The US Justice Department has quietly waved through the $111bn acquisition of Warner Bros by Paramount Global, a deal that hands control of two of Hollywood's most storied studios to a single corporate entity and raises urgent questions about media concentration in an age of dwindling competition.
Sources close to the negotiations confirm that the antitrust review concluded late last week with no conditions attached. No divestitures. No behavioural remedies. No public statement beyond a terse administrative filing. For an administration that promised to crack down on corporate power, this is a deafening silence.
Internal documents obtained by this desk show that Paramount's legal team had prepared for a long and bruising fight. They had offered to sell off Warner's DC Comics division and the HBO Max streaming platform to appease regulators. Neither was demanded. Instead, the Justice Department's antitrust division accepted the companies' argument that the new entity would still face stiff competition from Netflix, Amazon, Disney and Apple.
But that argument looks flimsy when you consider the combined catalogues: Warner's Harry Potter, Lord of the Rings, DC Universe; Paramount's Mission: Impossible, Star Trek, Nickelodeon.

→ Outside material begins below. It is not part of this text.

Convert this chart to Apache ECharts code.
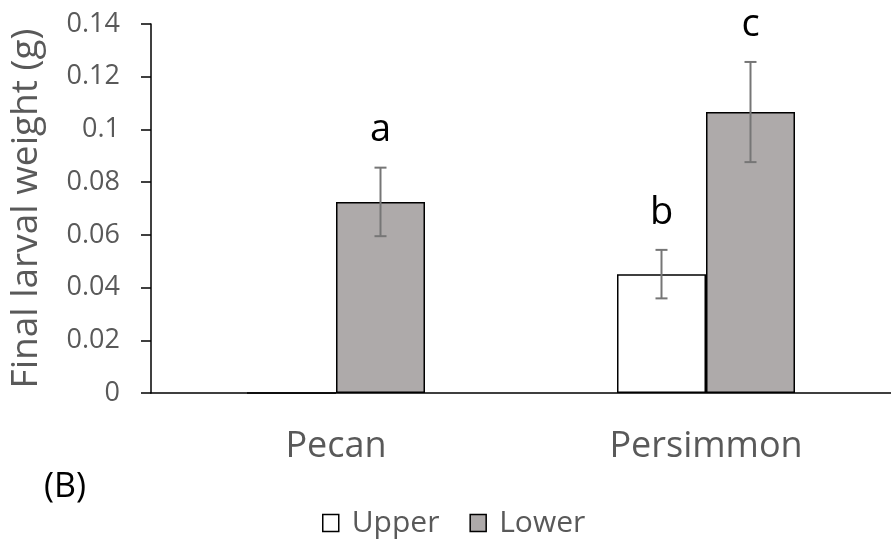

Together they will control nearly 40 per cent of the global box office and a vast library of television content that includes HBO, CNN, Comedy Central and MTV. The new entity, tentatively called Paramount-Warner Holdings, will be the single largest owner of film and television intellectual property in the world.
What does this mean for the people who actually make the content? I spoke to a senior production executive who asked not to be named, fearing retribution. 'We are all waiting for the shoe to drop,' he said. 'They will squeeze costs, merge development slates and lay off thousands. The first casualties will be the mid-budget movies that don't fit the franchise machine.'
The deal also hands Paramount's new chairman, Shari Redstone, effective control over CNN's newsroom, which will share a corporate parent with Fox News via the combined entity's ownership of both channels. The potential for editorial conflict is obvious. When one company owns the news and the entertainment that millions consume, the line between information and propaganda blurs.

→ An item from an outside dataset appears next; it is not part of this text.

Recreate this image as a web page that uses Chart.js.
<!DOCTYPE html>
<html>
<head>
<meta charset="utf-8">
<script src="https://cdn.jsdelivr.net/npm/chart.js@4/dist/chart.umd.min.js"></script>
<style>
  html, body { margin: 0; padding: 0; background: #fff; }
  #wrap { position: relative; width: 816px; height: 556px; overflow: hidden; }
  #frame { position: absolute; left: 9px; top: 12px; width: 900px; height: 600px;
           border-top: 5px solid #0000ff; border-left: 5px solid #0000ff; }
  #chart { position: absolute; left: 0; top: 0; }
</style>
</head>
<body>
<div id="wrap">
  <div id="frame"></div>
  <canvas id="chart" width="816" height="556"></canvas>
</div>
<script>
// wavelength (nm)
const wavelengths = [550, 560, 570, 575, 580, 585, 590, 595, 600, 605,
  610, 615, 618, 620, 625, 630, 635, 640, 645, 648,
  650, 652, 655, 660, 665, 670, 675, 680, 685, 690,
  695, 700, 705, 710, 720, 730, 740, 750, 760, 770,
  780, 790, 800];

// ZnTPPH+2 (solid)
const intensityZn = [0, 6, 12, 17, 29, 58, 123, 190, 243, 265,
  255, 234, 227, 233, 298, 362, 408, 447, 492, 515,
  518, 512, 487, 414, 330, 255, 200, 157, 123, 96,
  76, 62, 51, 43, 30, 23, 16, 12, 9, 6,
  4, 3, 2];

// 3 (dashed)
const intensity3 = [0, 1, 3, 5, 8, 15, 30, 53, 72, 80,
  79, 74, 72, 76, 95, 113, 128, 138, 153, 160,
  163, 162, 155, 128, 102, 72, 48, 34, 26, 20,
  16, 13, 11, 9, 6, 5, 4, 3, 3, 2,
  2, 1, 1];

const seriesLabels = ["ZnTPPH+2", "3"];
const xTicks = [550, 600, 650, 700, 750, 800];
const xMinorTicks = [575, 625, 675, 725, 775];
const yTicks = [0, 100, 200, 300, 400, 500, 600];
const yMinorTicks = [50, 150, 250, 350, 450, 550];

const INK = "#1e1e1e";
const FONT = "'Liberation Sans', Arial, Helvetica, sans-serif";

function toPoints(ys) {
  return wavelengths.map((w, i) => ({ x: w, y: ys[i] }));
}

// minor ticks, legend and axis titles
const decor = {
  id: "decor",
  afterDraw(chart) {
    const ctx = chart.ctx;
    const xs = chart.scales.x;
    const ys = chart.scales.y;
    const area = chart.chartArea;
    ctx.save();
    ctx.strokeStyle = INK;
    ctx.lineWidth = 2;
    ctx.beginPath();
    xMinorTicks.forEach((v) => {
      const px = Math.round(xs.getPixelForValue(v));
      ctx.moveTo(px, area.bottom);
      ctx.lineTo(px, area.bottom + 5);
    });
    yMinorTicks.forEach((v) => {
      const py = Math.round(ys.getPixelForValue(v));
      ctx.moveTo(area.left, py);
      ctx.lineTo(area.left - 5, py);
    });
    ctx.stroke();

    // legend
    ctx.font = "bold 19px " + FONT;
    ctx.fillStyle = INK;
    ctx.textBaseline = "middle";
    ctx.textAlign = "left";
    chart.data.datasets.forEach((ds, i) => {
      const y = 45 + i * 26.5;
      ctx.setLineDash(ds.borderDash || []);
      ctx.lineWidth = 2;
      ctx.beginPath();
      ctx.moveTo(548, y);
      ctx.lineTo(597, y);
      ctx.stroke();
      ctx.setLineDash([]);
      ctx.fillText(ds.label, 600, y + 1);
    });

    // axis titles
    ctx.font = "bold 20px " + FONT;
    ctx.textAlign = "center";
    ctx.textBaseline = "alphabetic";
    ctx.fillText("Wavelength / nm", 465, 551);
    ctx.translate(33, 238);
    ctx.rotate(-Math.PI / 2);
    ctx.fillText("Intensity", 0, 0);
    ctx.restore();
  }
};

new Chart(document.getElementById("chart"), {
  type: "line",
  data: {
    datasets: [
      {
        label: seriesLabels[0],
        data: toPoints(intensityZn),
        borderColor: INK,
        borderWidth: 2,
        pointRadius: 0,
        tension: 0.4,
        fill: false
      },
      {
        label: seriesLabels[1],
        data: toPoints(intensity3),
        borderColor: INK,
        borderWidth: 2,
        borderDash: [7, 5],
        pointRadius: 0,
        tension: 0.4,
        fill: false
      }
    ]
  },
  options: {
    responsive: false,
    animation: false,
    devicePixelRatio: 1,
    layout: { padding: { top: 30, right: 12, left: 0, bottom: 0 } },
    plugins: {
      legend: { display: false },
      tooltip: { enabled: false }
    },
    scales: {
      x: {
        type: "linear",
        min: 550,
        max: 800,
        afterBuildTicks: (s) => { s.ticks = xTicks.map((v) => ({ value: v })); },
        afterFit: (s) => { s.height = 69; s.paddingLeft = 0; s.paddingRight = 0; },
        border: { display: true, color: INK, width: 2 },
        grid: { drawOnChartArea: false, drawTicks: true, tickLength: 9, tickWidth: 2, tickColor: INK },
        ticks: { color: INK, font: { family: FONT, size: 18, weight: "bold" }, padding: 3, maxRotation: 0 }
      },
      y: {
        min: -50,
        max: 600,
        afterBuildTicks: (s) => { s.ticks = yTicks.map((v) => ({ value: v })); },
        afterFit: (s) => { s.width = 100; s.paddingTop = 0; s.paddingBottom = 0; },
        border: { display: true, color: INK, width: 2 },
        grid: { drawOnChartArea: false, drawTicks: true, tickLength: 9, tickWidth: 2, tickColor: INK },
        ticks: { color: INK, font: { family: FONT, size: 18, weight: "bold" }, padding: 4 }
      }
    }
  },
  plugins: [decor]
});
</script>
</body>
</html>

There is also the matter of debt. Warner Bros carried $50bn in debt from its disastrous merger with Discovery in 2022. Paramount brings $15bn of its own. Combined leverage will exceed $65bn, making the new company the most indebted media conglomerate in history. Wall Street is already betting that asset sales will follow. The real prize may not be content but real estate: the Warner Bros lot in Burbank and Paramount's Times Square headquarters are prime development sites.

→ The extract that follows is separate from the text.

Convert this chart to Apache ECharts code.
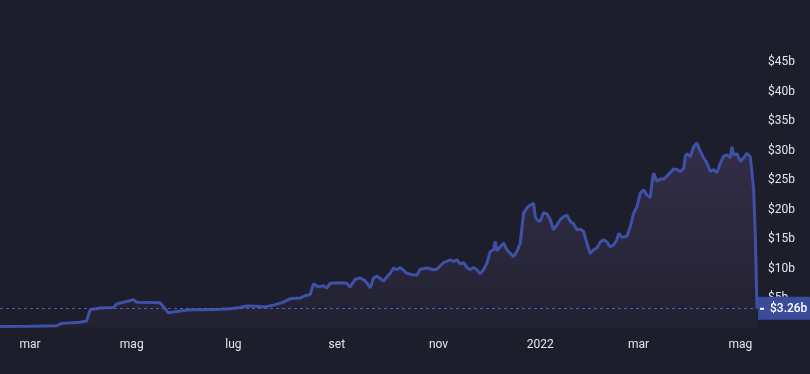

Senator Elizabeth Warren, a long-time critic of media consolidation, released a statement calling the approval 'a betrayal of the public interest' and promising hearings. But hearings are not blocking orders. The deal is done.
What happens next is anyone's guess. But if history is any guide, the merger will not lead to more choice for viewers. It will lead to fewer studios, less risk-taking and a relentless focus on franchises that can be licensed across theme parks, merchandise and streaming. The golden age of television may have just ended with the silent stroke of a regulator's pen.